We took a step back and we said, “Where does the world need to be improved the most?”
And we defined “improved” in the following way:
How do you rip out power and give it to the people at the edges, and then how do you allow them to do whatever they want to do?
That could be some really bad stuff. As an example, I spend a lot of time right now in Bitcoin. And every time anybody knocks me about Bitcoin, they’re like, “Oh Chamath, what about if like, Al Qaeda funds a terrorist plot using Bitcoin…”
I don’t know. Well, guess what? They fund that shit with fucking US dollars today. So, will bad stuff happen? Probably. But that’s the cost of progress, unfortunately. You never get a perfect thing. You’ve always gotta deal with the half a percent of crappy use cases. Great, local and mobile and all this stuff is a wonderful thing. Yeah.
Unfortunately, for example, with that scout application, like, did some bad stuff happen to young kids? Yeah. That’s really bad. Does that mean nobody should be building anything local, or mobile, or social? Probably not.

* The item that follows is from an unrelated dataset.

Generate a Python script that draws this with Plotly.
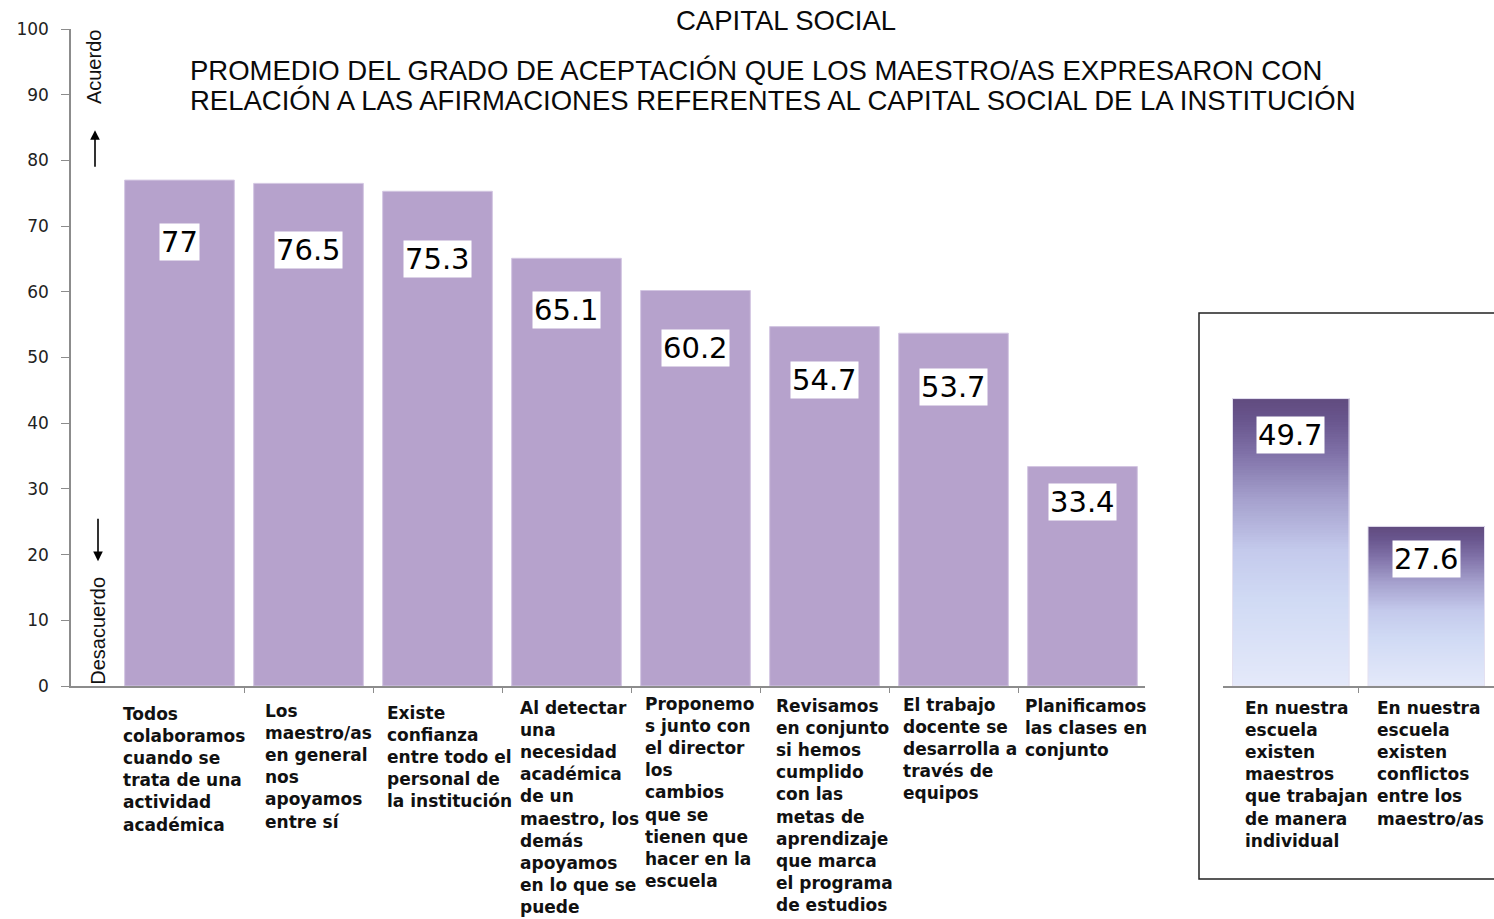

And so this is the double-edged sword.
This goes back to building good products, and like, what are you really trying to do? I’m not trying to exploit a window in building an app in local mobile social. I couldn’t give a crap about that stuff.
I would really like to go out and build stuff that, again, if you allow more and more people to live, if you allow them to also have confidence in themselves around the skills that they have, versus the degree, so that you deconstruct the hierarchy in the world, and then you give them access to a lot of money.
In an unbiased way, you unlock potential in people, you’ll find entrepreneurs where you never expected them to be, you’ll find solutions to problems that you never thought were possible, and the world moves forward.
And forward will include some gnarly stuff that people can’t really grok or support. Tough shit. That’s the cost of progress.